→ Task instructions:
Repeat exactly the lines between and including those that contain "Generate a LaTeX" and "inner sep=0pt] (ana)". Output no other line.

╭─ Data shown

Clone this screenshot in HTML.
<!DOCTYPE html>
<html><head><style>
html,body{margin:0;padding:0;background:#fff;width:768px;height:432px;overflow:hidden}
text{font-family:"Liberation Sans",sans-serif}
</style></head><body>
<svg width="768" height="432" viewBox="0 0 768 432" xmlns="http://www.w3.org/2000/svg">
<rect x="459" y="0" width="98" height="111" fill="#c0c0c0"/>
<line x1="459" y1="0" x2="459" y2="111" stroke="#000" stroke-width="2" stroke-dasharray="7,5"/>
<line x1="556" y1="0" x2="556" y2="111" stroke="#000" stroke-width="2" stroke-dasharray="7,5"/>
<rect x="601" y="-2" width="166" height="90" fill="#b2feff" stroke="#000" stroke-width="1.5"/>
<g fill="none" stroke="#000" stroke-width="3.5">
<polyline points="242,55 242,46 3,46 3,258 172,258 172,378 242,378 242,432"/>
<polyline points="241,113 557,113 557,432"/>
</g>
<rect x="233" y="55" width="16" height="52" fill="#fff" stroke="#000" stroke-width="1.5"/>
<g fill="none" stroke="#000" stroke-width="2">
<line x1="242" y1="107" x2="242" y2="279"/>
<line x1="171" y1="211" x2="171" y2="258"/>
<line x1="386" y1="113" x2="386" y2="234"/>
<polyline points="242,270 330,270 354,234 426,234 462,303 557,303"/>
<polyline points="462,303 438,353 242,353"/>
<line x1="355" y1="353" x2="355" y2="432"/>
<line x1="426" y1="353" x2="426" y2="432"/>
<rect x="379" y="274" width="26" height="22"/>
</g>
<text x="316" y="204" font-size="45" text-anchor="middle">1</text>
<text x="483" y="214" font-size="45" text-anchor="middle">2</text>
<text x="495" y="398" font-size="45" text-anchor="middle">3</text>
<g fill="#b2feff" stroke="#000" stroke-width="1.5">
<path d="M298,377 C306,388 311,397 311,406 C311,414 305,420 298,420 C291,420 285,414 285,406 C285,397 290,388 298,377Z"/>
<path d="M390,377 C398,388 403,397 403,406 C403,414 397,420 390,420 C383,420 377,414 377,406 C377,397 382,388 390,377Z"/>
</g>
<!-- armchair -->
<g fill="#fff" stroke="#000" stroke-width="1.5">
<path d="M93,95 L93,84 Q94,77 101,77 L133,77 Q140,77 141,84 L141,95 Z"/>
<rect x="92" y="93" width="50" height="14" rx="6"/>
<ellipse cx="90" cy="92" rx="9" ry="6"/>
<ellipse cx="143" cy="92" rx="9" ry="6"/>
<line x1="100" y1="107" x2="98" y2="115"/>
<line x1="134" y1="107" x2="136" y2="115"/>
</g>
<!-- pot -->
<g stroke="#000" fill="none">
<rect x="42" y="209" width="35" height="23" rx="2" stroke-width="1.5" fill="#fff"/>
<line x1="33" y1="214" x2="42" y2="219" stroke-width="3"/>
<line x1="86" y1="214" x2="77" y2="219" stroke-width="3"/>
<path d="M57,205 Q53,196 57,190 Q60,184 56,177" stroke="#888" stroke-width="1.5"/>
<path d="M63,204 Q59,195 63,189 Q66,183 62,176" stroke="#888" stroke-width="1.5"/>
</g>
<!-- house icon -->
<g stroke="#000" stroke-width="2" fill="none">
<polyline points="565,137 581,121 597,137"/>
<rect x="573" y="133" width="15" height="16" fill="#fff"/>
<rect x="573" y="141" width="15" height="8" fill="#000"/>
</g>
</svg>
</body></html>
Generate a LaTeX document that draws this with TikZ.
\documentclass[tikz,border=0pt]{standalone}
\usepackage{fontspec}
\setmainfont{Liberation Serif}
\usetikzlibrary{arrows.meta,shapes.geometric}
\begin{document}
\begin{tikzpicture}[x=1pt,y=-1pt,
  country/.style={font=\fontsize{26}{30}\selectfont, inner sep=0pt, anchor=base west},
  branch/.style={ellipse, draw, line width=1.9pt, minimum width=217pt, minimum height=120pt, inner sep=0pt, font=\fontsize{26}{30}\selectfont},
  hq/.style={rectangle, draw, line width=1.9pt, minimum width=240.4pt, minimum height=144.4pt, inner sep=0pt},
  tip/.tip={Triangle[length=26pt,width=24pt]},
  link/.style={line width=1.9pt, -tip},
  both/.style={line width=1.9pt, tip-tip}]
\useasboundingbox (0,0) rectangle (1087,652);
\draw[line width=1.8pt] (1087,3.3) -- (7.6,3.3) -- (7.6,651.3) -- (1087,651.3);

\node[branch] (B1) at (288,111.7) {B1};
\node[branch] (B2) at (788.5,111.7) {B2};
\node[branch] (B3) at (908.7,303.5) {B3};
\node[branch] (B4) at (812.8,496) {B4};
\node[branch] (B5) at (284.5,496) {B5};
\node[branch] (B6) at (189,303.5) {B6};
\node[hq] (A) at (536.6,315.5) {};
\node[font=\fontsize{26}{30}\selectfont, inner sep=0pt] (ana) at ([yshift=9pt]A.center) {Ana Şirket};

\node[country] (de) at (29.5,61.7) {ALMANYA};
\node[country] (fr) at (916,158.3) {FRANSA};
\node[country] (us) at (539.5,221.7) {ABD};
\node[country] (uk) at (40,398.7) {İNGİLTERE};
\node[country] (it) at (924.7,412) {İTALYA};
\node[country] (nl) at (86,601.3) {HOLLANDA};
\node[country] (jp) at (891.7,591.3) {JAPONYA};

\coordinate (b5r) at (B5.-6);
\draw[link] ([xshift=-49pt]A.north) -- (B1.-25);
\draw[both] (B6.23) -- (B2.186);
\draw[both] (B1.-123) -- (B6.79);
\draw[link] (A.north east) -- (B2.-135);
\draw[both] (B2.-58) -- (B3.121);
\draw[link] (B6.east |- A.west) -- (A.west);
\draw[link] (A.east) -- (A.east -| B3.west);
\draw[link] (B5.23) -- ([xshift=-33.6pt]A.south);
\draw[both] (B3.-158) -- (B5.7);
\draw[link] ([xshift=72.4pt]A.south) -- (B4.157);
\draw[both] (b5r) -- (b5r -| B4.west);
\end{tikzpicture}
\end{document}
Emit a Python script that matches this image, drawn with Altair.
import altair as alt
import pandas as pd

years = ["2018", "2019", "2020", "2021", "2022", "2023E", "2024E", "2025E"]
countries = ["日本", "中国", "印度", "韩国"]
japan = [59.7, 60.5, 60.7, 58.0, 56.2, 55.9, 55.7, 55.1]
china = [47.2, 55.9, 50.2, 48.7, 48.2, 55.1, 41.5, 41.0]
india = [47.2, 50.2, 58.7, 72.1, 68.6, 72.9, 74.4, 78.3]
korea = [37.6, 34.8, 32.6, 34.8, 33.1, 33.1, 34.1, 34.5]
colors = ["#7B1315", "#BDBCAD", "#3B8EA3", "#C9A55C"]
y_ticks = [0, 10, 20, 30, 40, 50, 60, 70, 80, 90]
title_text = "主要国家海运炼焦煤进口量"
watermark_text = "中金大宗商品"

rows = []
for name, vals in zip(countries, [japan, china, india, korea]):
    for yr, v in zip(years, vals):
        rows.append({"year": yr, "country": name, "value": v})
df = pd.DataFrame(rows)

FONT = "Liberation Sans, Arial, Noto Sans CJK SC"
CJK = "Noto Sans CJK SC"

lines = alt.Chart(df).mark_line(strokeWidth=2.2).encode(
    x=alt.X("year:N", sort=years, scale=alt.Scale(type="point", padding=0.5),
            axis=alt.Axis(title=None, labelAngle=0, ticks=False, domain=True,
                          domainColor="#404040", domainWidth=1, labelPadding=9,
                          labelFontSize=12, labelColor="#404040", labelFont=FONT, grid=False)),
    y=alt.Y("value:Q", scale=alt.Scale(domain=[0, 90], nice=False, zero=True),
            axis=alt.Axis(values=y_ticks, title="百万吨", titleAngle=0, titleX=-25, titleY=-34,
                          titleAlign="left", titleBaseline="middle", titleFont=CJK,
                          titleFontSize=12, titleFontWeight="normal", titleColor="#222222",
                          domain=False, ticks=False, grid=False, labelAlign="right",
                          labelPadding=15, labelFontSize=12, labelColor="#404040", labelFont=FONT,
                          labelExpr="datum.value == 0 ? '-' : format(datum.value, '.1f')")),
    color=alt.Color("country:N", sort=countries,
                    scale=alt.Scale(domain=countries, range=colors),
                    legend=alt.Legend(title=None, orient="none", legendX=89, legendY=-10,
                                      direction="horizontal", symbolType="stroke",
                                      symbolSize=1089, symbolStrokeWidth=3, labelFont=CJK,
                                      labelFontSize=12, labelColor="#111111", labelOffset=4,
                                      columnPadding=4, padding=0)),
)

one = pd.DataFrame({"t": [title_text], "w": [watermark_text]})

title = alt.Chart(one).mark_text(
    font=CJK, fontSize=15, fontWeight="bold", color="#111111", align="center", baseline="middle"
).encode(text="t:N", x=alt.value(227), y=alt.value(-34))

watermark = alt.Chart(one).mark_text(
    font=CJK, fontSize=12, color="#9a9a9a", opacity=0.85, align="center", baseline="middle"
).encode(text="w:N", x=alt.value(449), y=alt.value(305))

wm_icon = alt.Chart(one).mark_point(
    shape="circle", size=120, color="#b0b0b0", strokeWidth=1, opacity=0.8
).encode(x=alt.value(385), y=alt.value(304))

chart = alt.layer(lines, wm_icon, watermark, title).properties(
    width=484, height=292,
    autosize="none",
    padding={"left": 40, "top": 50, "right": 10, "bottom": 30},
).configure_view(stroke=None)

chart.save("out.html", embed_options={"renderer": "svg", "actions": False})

╰─

→ The result:
Generate a LaTeX document that draws this with TikZ.
\documentclass[tikz,border=0pt]{standalone}
\usepackage{fontspec}
\setmainfont{Liberation Serif}
\usetikzlibrary{arrows.meta,shapes.geometric}
\begin{document}
\begin{tikzpicture}[x=1pt,y=-1pt,
  country/.style={font=\fontsize{26}{30}\selectfont, inner sep=0pt, anchor=base west},
  branch/.style={ellipse, draw, line width=1.9pt, minimum width=217pt, minimum height=120pt, inner sep=0pt, font=\fontsize{26}{30}\selectfont},
  hq/.style={rectangle, draw, line width=1.9pt, minimum width=240.4pt, minimum height=144.4pt, inner sep=0pt},
  tip/.tip={Triangle[length=26pt,width=24pt]},
  link/.style={line width=1.9pt, -tip},
  both/.style={line width=1.9pt, tip-tip}]
\useasboundingbox (0,0) rectangle (1087,652);
\draw[line width=1.8pt] (1087,3.3) -- (7.6,3.3) -- (7.6,651.3) -- (1087,651.3);

\node[branch] (B1) at (288,111.7) {B1};
\node[branch] (B2) at (788.5,111.7) {B2};
\node[branch] (B3) at (908.7,303.5) {B3};
\node[branch] (B4) at (812.8,496) {B4};
\node[branch] (B5) at (284.5,496) {B5};
\node[branch] (B6) at (189,303.5) {B6};
\node[hq] (A) at (536.6,315.5) {};
\node[font=\fontsize{26}{30}\selectfont, inner sep=0pt] (ana) at ([yshift=9pt]A.center) {Ana Şirket};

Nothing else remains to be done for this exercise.